Create an array with the values 1, 2 and 3, and print the last value to the terminal.
Solution
Arrays are stored using continuous memory addresses that need to be previously allocated. If all the elements of an array are known beforehand, one could simply create an array by directly storing its values in the execution segment using the ap register and creating a reference for its first memory address.
%builtins output
from starkware.cairo.common.serialize import serialize_word
func main{output_ptr : felt*}():
let my_array = ap
[ap] = 1; ap++
[ap] = 2; ap++
[ap] = 3; ap++
serialize_word([my_array + 2])
return ()
end
Compiling and executing this program we get the following output:
$ cairo-compile exercise.cairo --output exercise.json
$ cairo-run --program=exercise.json --print_output --layout=small
>>>
Program output:
3
This approach has two problems. First, we will not always know the size of an array beforehand so directly interacting with the ap register to create a continuous chunk of memory for our data might not be possible if we have other operations in between array assignments. Second, the syntax [array + index] is awkward and we would much prefer to use the syntax array[index] for the same purpose.
To solve both issues, we can use alloc, a function that allows for the creation of a memory segment of dynamic size that is used to store the values of an array. The return value of alloc is a pointer to the beginning of the newly allocated memory segment.
Using alloc we can rewrite our code to create an array of dynamic size.
%builtins output
from starkware.cairo.common.serialize import serialize_word
from starkware.cairo.common.alloc import alloc
func main{output_ptr : felt*}():
let (my_array : felt*) = alloc()
assert [my_array] = 1
assert [my_array + 1] = 2
assert [my_array + 2] = 3
serialize_word(my_array[2])
return ()
end
Compiling and executing this code we get the same result as before. To reduce clutter I’ve removed the output of the program memory segment.

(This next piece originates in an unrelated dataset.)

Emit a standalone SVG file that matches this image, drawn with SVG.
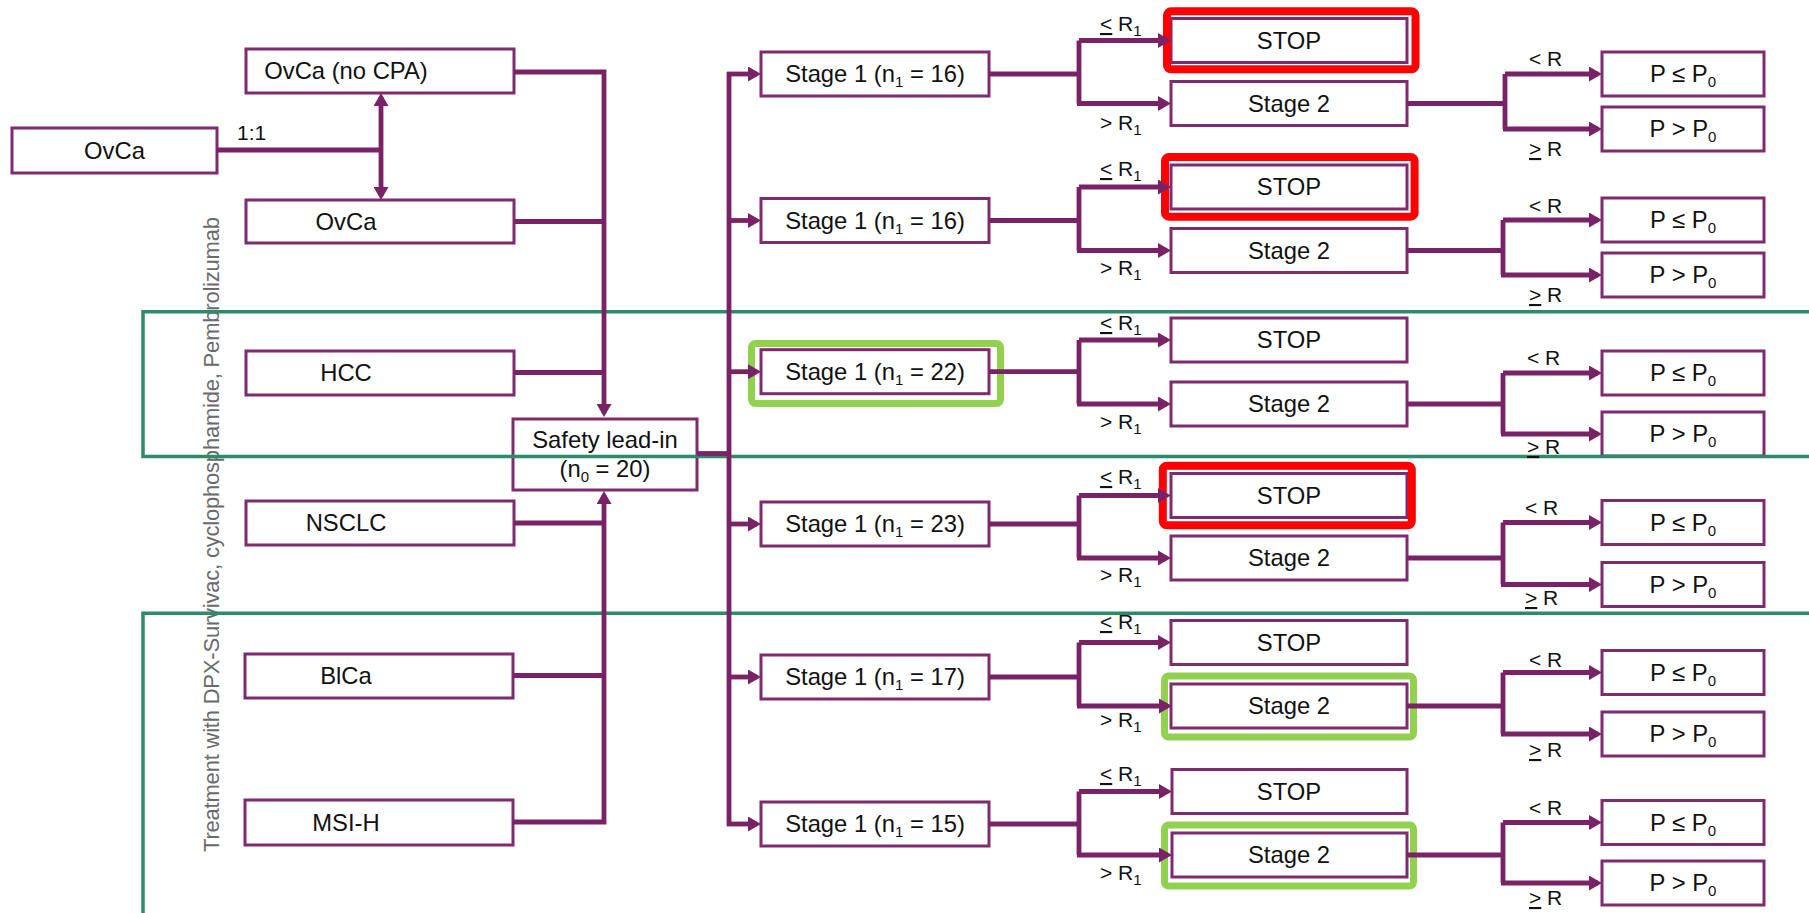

$ cairo-compile exercise.cairo --output exercise.json
$ cairo-run --program=exercise.json \
--print_memory --print_output --layout=small
>>>
Addr Value
-----------
⋮
1:0 2:0
1:1 3:0
1:2 4:0
1:3 1:3
1:4 0:9
1:5 5:0
1:6 1
1:7 2
1:8 3
1:9 2:0
1:10 3
1:11 1:3
1:12 0:22
1:13 2:1
⋮
2:0 3
⋮
5:0 1
5:1 2
5:2 3
Program output:
3
In the memory address 1:5 (memory segment 1, offset 5) we can see the return value of the alloc function, a pointer to the first address (offset 0) of a newly created memory segment 5 or 5:0. In this segment we can see the values of our array being stored (1, 2, 3).
We have succeeded at creating an array of dynamic size whose internal elements can be accessed with the usual syntax array[index] but why do we need to use assert to add values to the array? To understand why we need to take a couple of steps back.
When a function returns, its return value (or values) is available at [ap – 1]. In our example, when alloc() returns, the address of the newly created memory segment available at [ap – 1]. We then create a reference called my_array that is bound to [ap – 1] for convenience. This means that when we assign our first value to our array doing [my_array] = 1 this would be equivalent to [[ap – 1]] = 1.
from starkware.cairo.common.alloc import alloc
func main():
alloc()
[[ap - 1]] = 1
return ()
end
$ cairo-compile exercise.cairo --output exercise.json
>>>
exercise.cairo:17:6: Expected a register. Found: [ap + (-1)].
[[ap - 1]] = 1
^******^
Preprocessed instruction:
[[ap + (-1)]] = 1
As you can see we can’t perform an assignment of a double dereference [[]]. For that we have to use assert that allows for complex expressions on either side of the = symbol and acts as an assignment if the left expression doesn’t have a value yet.
assert <complex_exp> = <complex_exp>
From the docs we are warned that when using assert we should avoid using any of the built in registers directly.
assert [[ap - 1]] = 1 # invalid
assert [my_array] = 1 # valid
This is why we end up using assert for adding new values to an array.